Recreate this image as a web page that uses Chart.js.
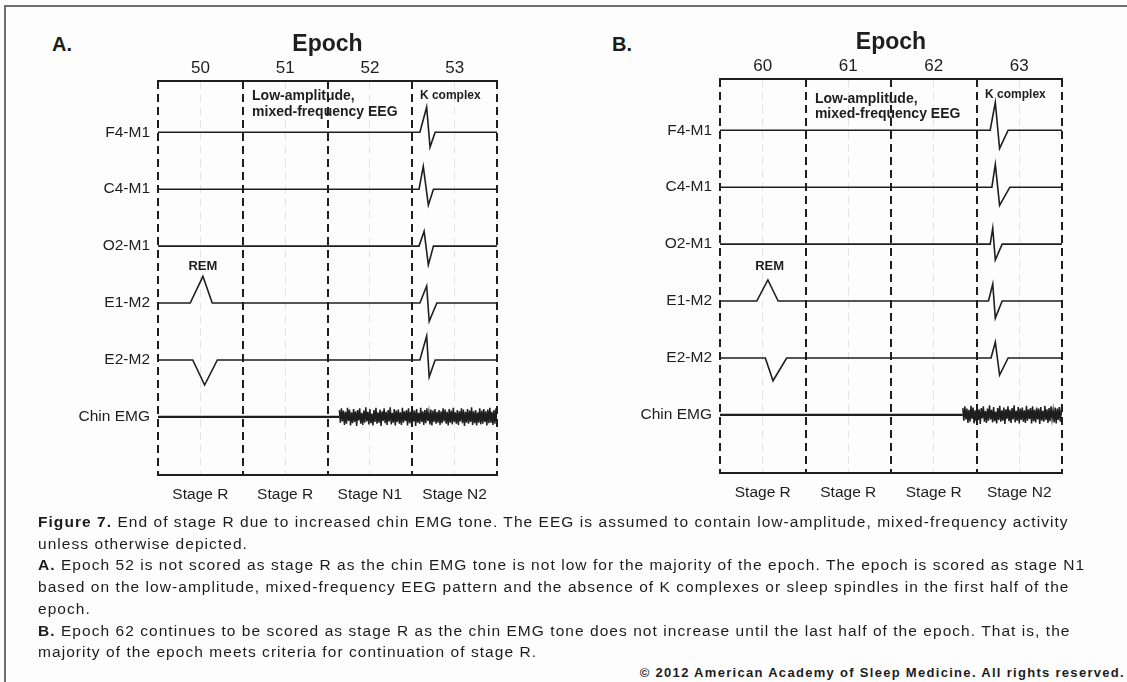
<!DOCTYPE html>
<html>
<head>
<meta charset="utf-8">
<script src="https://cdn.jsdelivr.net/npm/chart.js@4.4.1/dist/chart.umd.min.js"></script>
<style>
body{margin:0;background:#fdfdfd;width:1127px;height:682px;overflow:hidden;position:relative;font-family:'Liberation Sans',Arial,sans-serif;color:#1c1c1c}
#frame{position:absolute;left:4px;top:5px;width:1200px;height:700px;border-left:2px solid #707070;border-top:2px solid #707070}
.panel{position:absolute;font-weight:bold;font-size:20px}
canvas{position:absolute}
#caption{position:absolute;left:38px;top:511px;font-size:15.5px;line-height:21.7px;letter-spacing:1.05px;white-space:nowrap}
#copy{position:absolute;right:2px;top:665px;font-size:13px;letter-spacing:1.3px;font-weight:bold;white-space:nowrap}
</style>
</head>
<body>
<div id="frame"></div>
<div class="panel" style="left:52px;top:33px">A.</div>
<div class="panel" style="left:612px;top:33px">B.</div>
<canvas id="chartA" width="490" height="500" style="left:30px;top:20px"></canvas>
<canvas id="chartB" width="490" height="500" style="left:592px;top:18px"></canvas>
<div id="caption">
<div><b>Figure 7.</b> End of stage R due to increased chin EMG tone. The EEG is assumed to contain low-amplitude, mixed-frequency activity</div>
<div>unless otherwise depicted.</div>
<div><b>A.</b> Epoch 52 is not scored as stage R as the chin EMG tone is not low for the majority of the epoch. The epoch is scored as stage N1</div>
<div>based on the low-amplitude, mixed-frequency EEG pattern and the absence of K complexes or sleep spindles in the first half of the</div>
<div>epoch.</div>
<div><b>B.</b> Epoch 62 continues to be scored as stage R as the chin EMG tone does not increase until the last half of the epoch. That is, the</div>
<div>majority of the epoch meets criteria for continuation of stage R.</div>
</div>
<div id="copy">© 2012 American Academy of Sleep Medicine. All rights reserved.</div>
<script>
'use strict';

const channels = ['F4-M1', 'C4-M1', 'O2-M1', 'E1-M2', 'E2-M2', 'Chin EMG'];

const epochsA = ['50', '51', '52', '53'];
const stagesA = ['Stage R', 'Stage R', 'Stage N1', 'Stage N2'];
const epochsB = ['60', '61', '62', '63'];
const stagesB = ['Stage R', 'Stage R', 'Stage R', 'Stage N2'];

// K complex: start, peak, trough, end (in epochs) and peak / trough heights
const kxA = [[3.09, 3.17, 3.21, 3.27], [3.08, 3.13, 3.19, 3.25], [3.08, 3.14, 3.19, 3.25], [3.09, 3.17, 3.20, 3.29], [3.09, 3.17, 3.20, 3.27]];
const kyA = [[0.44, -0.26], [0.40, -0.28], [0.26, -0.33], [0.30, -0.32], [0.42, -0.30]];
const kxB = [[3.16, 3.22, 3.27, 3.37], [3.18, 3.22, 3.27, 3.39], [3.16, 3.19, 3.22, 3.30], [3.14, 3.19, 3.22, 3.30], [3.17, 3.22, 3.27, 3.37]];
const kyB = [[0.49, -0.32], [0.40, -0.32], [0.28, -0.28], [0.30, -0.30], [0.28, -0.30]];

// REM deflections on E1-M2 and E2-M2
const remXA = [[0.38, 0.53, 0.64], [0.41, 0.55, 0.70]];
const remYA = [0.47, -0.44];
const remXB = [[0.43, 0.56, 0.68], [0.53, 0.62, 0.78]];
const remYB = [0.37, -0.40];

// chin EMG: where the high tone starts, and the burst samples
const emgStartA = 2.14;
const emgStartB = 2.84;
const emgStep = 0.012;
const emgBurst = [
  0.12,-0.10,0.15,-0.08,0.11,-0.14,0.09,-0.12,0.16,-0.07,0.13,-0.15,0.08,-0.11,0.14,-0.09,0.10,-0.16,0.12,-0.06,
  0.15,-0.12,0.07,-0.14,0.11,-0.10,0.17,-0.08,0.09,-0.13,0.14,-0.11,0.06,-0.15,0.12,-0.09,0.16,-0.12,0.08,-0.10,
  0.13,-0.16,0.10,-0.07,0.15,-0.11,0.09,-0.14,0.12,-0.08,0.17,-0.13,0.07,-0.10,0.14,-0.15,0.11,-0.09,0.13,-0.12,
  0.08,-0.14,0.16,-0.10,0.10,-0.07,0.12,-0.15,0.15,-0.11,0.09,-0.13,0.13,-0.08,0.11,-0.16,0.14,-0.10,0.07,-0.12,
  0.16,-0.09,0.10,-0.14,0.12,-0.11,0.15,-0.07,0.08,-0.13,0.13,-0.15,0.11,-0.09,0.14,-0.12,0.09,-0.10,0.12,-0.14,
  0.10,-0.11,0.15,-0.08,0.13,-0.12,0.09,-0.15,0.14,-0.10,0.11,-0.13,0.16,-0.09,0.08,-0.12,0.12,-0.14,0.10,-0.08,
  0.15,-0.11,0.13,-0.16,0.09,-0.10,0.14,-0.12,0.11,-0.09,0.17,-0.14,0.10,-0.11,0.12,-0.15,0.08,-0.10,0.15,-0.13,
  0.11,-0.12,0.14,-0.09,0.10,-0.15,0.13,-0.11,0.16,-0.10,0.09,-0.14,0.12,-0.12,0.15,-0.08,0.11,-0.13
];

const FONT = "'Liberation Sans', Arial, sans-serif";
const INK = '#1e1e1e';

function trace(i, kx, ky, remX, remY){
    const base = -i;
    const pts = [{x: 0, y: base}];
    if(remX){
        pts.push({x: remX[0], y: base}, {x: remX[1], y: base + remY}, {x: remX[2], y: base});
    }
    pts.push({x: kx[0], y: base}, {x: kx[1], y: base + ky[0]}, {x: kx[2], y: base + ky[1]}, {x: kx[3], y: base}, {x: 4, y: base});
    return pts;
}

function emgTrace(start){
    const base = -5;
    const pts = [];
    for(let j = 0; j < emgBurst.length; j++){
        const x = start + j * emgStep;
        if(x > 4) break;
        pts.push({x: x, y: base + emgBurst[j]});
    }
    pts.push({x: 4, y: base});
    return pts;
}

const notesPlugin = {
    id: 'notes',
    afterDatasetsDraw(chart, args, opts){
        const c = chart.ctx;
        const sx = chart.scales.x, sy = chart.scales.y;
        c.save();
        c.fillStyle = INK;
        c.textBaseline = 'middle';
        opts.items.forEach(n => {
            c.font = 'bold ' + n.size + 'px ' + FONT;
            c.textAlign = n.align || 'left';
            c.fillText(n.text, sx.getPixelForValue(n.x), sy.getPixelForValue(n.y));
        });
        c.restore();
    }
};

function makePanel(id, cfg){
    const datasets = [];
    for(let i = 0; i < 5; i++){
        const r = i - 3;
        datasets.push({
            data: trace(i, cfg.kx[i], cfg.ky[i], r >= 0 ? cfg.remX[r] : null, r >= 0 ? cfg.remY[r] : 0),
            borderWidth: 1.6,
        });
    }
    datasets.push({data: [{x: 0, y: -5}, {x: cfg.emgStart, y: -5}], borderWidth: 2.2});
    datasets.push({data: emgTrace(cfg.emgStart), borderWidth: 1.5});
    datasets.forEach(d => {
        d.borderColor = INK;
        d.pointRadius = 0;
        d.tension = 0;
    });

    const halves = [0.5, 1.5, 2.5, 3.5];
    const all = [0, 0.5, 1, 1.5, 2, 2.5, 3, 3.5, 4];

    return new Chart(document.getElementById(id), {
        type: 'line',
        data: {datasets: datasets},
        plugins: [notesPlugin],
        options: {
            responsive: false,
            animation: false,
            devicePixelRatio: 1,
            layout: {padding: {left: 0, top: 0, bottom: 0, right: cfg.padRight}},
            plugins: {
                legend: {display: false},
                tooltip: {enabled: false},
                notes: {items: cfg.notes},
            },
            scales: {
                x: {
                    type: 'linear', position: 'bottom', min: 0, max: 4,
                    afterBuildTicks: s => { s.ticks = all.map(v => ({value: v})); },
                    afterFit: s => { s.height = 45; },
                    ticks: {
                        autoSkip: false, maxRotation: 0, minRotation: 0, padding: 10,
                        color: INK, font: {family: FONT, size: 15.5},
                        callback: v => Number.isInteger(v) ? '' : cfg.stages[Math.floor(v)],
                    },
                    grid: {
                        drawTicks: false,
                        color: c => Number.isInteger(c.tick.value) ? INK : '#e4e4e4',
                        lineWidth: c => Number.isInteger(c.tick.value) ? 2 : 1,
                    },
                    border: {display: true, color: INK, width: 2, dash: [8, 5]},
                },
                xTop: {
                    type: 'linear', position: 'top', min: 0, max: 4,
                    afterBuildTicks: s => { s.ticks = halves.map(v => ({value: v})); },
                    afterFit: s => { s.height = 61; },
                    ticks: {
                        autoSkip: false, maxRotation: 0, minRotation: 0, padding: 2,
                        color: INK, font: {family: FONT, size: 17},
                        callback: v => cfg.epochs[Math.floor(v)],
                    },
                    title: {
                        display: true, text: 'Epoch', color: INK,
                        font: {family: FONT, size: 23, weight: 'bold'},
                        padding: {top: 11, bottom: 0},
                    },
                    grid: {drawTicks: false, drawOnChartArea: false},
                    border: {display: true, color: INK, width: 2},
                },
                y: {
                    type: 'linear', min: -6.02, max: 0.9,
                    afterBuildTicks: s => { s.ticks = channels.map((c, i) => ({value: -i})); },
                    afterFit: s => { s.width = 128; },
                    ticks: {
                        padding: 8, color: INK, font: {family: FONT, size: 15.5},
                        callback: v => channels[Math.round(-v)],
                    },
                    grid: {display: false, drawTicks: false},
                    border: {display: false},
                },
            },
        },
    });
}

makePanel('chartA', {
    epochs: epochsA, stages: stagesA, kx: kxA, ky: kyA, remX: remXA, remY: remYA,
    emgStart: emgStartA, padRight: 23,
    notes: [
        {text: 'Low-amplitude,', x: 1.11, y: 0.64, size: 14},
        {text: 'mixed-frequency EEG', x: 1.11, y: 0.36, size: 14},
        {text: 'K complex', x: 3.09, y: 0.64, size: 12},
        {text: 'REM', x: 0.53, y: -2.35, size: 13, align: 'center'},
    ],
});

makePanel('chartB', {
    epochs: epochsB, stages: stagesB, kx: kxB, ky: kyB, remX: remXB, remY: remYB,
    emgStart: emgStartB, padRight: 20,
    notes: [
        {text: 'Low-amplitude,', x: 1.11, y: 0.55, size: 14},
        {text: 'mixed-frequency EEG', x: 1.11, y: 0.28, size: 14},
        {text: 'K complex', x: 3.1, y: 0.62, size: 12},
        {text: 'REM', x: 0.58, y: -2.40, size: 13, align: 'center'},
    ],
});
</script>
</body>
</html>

---

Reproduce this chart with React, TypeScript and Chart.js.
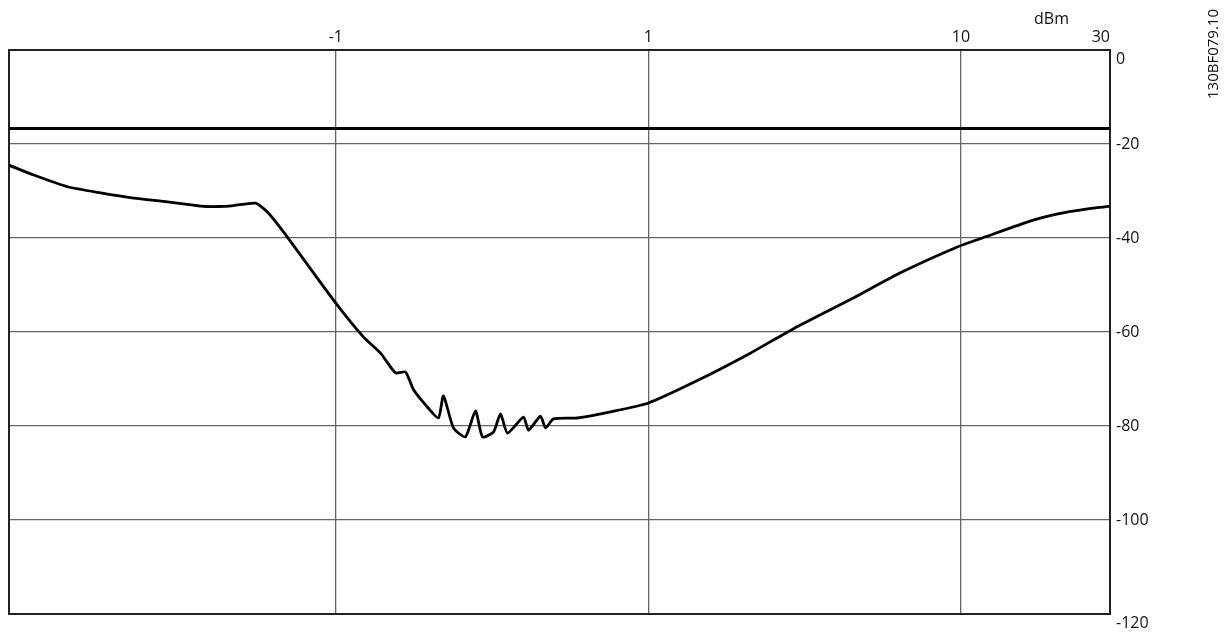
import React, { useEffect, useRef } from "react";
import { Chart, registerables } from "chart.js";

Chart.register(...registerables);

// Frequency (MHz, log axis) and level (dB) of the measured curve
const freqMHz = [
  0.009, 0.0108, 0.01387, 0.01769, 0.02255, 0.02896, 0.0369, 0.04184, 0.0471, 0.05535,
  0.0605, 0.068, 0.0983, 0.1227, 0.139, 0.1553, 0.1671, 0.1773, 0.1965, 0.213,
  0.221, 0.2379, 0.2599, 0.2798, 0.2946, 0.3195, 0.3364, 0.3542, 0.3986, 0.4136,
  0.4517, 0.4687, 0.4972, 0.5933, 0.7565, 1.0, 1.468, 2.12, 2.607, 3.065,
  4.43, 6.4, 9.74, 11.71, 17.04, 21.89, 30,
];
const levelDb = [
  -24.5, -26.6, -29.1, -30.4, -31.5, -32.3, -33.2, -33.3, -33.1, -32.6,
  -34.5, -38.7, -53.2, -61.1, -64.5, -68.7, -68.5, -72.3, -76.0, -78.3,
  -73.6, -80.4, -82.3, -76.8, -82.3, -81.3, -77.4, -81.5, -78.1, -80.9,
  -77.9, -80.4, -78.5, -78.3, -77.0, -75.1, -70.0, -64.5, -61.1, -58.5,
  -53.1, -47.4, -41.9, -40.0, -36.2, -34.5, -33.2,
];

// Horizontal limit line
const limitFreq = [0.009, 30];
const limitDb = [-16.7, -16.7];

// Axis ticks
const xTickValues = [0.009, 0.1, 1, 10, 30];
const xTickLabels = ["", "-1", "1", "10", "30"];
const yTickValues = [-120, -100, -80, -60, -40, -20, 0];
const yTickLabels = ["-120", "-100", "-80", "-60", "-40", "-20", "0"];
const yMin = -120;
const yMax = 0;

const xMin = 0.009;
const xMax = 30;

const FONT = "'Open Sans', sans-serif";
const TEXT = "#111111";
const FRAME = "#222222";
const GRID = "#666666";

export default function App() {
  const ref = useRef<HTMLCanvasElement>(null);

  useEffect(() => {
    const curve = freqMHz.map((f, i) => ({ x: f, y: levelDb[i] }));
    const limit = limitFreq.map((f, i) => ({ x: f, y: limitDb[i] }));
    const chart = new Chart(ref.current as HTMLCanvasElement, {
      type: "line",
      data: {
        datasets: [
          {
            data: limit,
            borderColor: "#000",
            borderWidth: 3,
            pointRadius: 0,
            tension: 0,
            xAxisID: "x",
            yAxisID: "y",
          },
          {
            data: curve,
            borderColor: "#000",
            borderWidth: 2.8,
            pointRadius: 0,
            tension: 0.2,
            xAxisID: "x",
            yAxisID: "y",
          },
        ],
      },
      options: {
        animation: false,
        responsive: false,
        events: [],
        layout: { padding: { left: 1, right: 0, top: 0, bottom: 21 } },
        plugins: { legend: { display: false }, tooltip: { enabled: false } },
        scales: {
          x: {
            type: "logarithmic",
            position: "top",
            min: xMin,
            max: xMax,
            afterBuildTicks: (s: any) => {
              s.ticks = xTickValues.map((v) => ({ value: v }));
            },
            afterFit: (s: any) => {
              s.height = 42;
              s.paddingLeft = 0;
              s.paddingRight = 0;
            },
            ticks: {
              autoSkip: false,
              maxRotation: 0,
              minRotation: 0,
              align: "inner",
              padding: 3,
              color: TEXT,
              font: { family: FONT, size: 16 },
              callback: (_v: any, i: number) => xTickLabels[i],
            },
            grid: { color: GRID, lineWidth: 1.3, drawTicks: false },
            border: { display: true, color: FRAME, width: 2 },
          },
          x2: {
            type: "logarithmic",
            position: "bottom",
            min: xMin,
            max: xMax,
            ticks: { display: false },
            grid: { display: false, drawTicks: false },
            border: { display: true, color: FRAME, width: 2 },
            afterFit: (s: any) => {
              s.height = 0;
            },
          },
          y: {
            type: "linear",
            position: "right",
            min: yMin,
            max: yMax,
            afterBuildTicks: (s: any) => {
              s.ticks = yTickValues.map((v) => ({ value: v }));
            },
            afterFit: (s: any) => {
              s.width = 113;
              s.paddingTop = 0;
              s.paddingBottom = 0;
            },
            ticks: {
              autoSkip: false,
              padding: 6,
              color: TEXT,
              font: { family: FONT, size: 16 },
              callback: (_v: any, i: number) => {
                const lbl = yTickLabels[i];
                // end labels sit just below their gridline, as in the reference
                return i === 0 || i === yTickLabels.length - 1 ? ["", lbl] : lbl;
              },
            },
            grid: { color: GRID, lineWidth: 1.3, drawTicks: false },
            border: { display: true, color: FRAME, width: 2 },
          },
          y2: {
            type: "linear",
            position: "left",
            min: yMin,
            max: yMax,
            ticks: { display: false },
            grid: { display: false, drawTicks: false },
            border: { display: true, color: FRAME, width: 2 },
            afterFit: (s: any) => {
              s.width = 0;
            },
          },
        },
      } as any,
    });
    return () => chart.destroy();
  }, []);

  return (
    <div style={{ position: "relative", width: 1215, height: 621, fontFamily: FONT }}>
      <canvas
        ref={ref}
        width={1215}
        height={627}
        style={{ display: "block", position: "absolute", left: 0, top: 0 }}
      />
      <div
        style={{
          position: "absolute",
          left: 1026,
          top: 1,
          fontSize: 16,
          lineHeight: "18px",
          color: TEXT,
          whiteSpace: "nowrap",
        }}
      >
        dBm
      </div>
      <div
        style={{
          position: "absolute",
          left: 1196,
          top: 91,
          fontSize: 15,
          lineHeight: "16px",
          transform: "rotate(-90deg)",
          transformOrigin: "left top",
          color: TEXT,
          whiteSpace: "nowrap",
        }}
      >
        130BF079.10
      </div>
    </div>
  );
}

...

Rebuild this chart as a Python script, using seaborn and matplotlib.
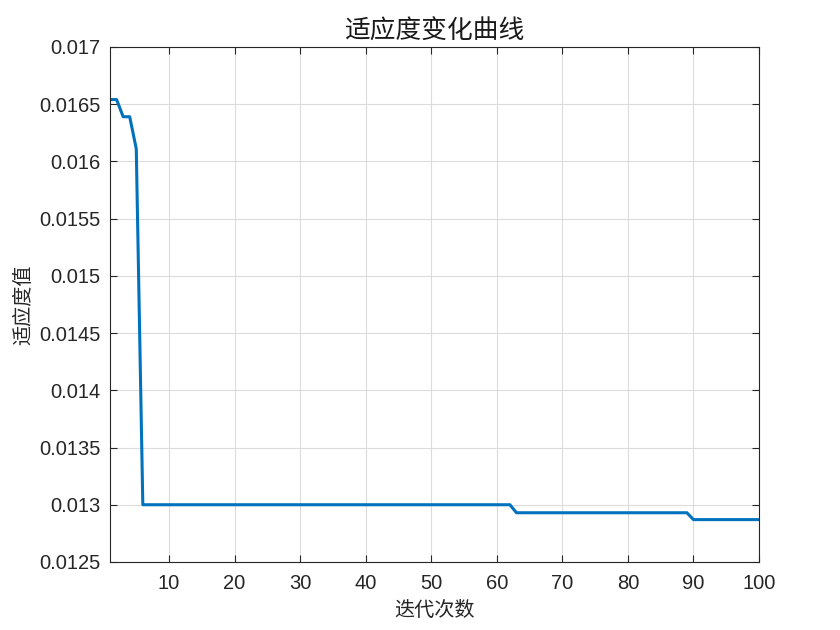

What is needed>
The lines to reproduce run from the one above containing "Reproduce this chart" through the one containing "const ref = useRef<HTMLCanvasElement>(null);". Copy them exactly and leave out all pictures.

Output below>
Reproduce this chart with React, TypeScript and Chart.js.
import React, { useEffect, useRef } from "react";
import { Chart, registerables } from "chart.js";

Chart.register(...registerables);

// Frequency (MHz, log axis) and level (dB) of the measured curve
const freqMHz = [
  0.009, 0.0108, 0.01387, 0.01769, 0.02255, 0.02896, 0.0369, 0.04184, 0.0471, 0.05535,
  0.0605, 0.068, 0.0983, 0.1227, 0.139, 0.1553, 0.1671, 0.1773, 0.1965, 0.213,
  0.221, 0.2379, 0.2599, 0.2798, 0.2946, 0.3195, 0.3364, 0.3542, 0.3986, 0.4136,
  0.4517, 0.4687, 0.4972, 0.5933, 0.7565, 1.0, 1.468, 2.12, 2.607, 3.065,
  4.43, 6.4, 9.74, 11.71, 17.04, 21.89, 30,
];
const levelDb = [
  -24.5, -26.6, -29.1, -30.4, -31.5, -32.3, -33.2, -33.3, -33.1, -32.6,
  -34.5, -38.7, -53.2, -61.1, -64.5, -68.7, -68.5, -72.3, -76.0, -78.3,
  -73.6, -80.4, -82.3, -76.8, -82.3, -81.3, -77.4, -81.5, -78.1, -80.9,
  -77.9, -80.4, -78.5, -78.3, -77.0, -75.1, -70.0, -64.5, -61.1, -58.5,
  -53.1, -47.4, -41.9, -40.0, -36.2, -34.5, -33.2,
];

// Horizontal limit line
const limitFreq = [0.009, 30];
const limitDb = [-16.7, -16.7];

// Axis ticks
const xTickValues = [0.009, 0.1, 1, 10, 30];
const xTickLabels = ["", "-1", "1", "10", "30"];
const yTickValues = [-120, -100, -80, -60, -40, -20, 0];
const yTickLabels = ["-120", "-100", "-80", "-60", "-40", "-20", "0"];
const yMin = -120;
const yMax = 0;

const xMin = 0.009;
const xMax = 30;

const FONT = "'Open Sans', sans-serif";
const TEXT = "#111111";
const FRAME = "#222222";
const GRID = "#666666";

export default function App() {
  const ref = useRef<HTMLCanvasElement>(null);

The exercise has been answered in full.